RFR’s The Seagram Building at 375 Park Avenue led the pack in the number of $100-plus deals from a single building, with 12 of those deals in 2024, nine of which were $200 or more per square foot, JLL noted. 

Half of those deals were renewals or relocations within the building. Blue Owl Capital, Advent International and Churchill Asset Management instead inked new deals at 375 Park Avenue in 2024 in that over $200 per square foot range.

“When we peel back on the $200-plus market, people aren’t blinking at these rents anymore,” Wasserberger told The New York Post, which first reported the data. “We saw nearly 600,000 square feet of them [last year].”

New York City’s fourth-largest commercial office tower, 50 Hudson Yards, took second place with 11 pricey deals in 2024, according to the JLL analysis. Vornado Realty Trust (VNO)’s 1 Penn Plaza saw nine such leases last year. 

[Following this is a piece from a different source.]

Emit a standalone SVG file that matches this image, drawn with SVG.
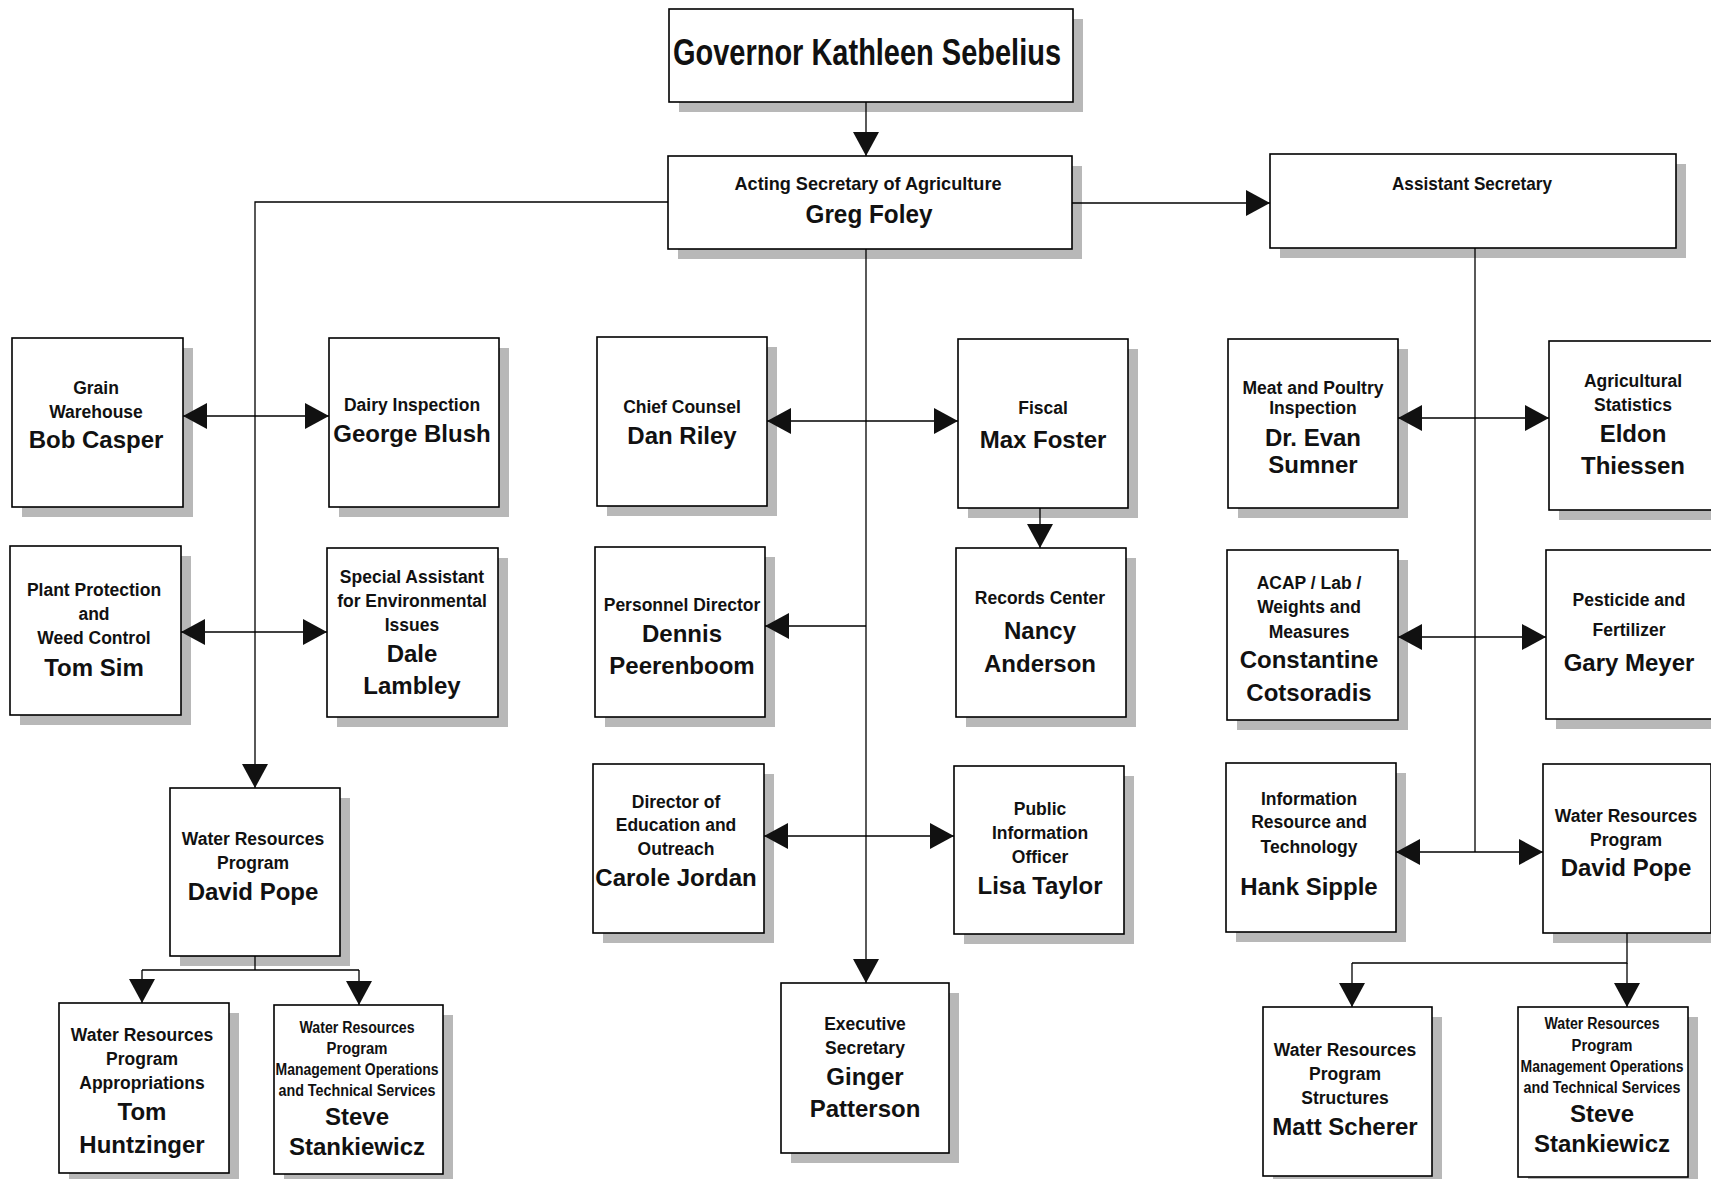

The shift in return-to-office patterns throughout the city played a part in the need for new leases, JLL found. Indeed, 56 percent of Manhattan corporate employees are in the office on an average weekday, according to data from The Partnership for New York City. Some 38 percent of Manhattan office workers go into the workplace at least three days a week.

“New York City’s return-to-office metrics are the highest in the nation, indicating that work-from-home dynamics have shifted,” Wasserberger said in the statement. “Even many technology and creative-driven firms finally solidified in-office versus remote working standards, with a strong preference for increasing productivity through in-person collaboration and accountability.”